Alarmed at the lack of development in oil-producing states despite the huge amount pumped into the states over the years, Minister of State for Petroleum Resources, Mr. Ibe Kachikwu, disclosed that the Federal Government is considering stripping states of the proceeds of the 13 per cent derivation funds, making sure that the funds are used for the development of oil-producing communities.
According to the minister, “The biggest problem in the Niger Delta is that as you go from point to point, you really cannot see any infrastructural investment. The Presidency is also reviewing a proposal that we have given him to look at how the 13 per cent derivation is applied.
“Right now it is a budgeting tool for state governments. We are going to be appealing to them to begin to put quite a bit of that into the core areas of the oil-producing communities, and not just to see it as a budgeting number,” the minister insisted.
The minister is not alone in this line of thinking, as President of Host Communities Producing Oil and Gas in Nigeria, HOSCON, Mr. Mike Emuh, in an interview with journalists recently called on the Federal Government to stop remitting the 13 per cent derivation allocation to the states.
According to him, the law, as amended in the 1999 Constitution, Section 162, Sub-section 2, states that 13 percent derivation should be given to the host communities, adding that there is no law in Nigeria that stated that the fund should be given to a state governor or to a local government.
He said, “It was a gross misplacement of priority that the 13 per cent derivation funds were given to governors who lavished the money for the past 16 years without any development – human capital development and infrastructural development.
“Over 10 trillion naira had gone down the drain by those that claimed the money by then and this wrong act is still in practice till now.”
There is no doubt that these calls emanating from stakeholders within the region is an indication that state governors has failed to utilized the funds at their disposal judiciously.

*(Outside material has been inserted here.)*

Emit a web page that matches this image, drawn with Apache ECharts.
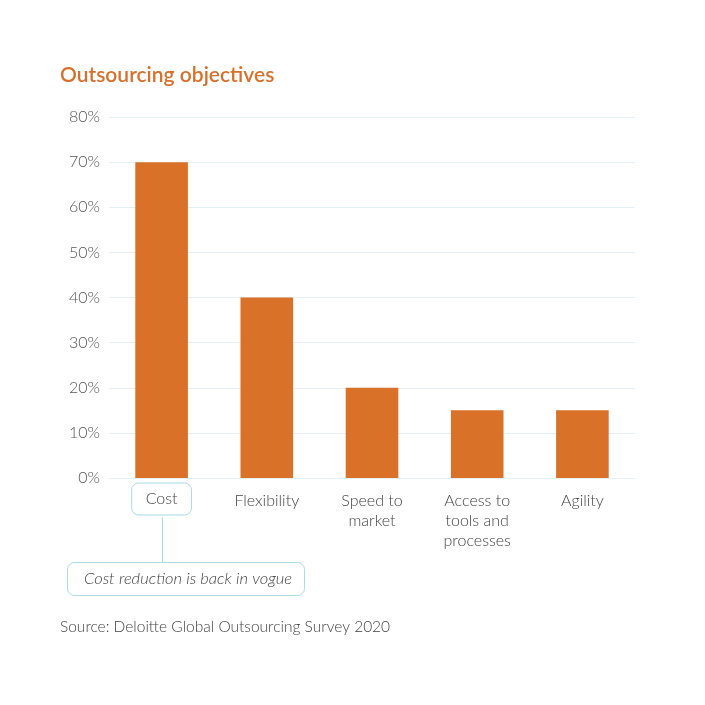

This is why the call to refresh our minds on the need to appreciate investors like as some of the oil companies who through hard work have created employment for over 20,000 Nigerians and are contributing meaningfully to the country’s economic development and growth.
To this end Bayelsans are employing the host community governors to look inward and as a matter of urgency restore the beauty and accolades that should be associated with an host community rather than trading blames. The people of Bayelsa state awaits structures and enabling environment to foster relentless investments as well as investors to the state to grow it economy for the future of the unborn generations.